─── The records ───

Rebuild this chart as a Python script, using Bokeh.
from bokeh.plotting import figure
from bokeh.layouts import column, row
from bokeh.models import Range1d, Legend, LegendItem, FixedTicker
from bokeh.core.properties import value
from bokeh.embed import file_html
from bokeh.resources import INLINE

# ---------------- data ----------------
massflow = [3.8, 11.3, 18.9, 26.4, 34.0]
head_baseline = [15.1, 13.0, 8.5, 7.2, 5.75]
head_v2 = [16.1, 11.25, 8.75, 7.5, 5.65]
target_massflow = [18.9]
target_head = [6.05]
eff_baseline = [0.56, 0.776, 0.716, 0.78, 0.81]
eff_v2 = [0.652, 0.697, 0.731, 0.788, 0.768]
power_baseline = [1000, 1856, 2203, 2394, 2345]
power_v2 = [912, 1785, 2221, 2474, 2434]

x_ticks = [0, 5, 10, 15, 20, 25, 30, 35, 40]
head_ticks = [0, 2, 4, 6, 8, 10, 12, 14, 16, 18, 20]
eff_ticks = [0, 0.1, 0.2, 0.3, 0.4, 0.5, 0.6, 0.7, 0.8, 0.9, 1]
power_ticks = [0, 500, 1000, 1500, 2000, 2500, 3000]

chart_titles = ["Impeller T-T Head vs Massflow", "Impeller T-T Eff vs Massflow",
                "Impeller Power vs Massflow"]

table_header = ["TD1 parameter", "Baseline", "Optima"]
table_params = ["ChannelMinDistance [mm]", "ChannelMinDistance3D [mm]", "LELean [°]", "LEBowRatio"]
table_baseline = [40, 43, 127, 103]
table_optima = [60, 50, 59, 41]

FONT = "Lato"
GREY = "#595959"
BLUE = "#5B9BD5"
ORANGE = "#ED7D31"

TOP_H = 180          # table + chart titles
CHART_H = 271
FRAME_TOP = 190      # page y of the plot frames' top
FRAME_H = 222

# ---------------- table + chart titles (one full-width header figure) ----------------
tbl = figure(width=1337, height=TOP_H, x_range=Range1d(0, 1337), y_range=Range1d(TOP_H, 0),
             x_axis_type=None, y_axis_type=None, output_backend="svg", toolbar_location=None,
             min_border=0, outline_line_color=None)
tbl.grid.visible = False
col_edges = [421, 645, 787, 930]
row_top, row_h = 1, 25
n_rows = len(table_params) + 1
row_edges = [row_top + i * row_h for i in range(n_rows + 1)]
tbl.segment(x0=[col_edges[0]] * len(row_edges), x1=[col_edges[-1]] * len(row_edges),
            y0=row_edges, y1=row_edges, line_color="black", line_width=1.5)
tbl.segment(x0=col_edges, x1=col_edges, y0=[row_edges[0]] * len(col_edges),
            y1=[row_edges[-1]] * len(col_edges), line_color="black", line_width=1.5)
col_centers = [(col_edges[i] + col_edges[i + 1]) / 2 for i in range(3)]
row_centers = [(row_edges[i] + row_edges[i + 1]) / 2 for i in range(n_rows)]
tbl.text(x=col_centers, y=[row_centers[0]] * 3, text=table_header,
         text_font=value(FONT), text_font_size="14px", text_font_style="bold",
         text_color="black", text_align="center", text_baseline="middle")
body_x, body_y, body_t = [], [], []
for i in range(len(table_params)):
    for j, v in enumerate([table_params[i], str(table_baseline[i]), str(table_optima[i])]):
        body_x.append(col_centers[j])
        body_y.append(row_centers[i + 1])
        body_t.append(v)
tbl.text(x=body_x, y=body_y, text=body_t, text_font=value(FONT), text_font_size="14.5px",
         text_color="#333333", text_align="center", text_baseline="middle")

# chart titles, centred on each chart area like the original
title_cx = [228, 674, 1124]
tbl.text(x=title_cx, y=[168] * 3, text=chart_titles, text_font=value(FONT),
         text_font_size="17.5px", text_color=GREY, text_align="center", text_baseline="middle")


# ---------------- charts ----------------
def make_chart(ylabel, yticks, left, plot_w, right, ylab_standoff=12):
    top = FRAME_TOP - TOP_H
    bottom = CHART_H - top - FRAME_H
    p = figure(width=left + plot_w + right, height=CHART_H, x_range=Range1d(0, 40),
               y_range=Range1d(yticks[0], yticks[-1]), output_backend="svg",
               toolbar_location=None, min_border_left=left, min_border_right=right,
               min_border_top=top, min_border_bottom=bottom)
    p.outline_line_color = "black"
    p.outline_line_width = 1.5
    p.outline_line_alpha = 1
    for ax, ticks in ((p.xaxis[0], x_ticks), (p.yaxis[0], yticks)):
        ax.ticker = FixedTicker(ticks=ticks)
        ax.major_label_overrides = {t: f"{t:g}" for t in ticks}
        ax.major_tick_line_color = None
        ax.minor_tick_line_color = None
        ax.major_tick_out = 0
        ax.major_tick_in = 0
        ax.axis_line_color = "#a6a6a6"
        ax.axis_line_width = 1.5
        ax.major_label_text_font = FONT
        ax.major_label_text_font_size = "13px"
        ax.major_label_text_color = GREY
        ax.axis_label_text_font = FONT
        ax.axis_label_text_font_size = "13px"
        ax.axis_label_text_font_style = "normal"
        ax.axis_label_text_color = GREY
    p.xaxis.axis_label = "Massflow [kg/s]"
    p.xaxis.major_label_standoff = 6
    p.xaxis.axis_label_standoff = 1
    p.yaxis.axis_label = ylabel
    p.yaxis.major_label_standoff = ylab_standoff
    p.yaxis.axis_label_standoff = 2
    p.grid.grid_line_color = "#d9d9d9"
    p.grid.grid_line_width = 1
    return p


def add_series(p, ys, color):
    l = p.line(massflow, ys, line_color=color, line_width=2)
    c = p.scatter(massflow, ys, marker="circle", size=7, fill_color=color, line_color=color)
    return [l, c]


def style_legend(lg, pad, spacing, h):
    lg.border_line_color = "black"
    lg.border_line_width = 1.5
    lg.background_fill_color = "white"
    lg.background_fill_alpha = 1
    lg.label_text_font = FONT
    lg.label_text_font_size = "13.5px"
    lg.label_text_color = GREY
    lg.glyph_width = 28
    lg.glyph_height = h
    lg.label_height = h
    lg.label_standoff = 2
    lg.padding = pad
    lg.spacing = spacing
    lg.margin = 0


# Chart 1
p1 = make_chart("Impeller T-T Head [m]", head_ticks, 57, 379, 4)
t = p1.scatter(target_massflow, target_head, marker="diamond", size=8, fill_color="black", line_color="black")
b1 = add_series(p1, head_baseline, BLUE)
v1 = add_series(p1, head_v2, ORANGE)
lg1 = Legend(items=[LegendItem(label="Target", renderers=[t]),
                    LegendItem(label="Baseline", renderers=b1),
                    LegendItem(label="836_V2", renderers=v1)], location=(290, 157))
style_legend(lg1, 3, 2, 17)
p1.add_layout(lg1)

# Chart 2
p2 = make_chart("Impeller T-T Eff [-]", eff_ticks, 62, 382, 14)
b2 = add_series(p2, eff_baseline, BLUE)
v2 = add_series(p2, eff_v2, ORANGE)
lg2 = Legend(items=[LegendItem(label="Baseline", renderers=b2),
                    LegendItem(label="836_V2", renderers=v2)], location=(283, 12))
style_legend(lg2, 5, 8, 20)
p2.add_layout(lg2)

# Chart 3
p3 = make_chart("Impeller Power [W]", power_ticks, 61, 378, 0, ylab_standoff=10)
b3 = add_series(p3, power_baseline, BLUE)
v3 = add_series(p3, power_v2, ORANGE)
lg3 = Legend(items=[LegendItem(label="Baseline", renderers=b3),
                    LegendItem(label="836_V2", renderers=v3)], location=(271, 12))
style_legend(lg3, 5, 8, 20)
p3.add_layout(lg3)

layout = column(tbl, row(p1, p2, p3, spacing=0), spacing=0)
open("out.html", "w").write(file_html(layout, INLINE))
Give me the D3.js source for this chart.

───

#### [What to do]
Check each line of the records for the word "this" and extract those that contain it.

#### [Answer in full]
Rebuild this chart as a Python script, using Bokeh.
Give me the D3.js source for this chart.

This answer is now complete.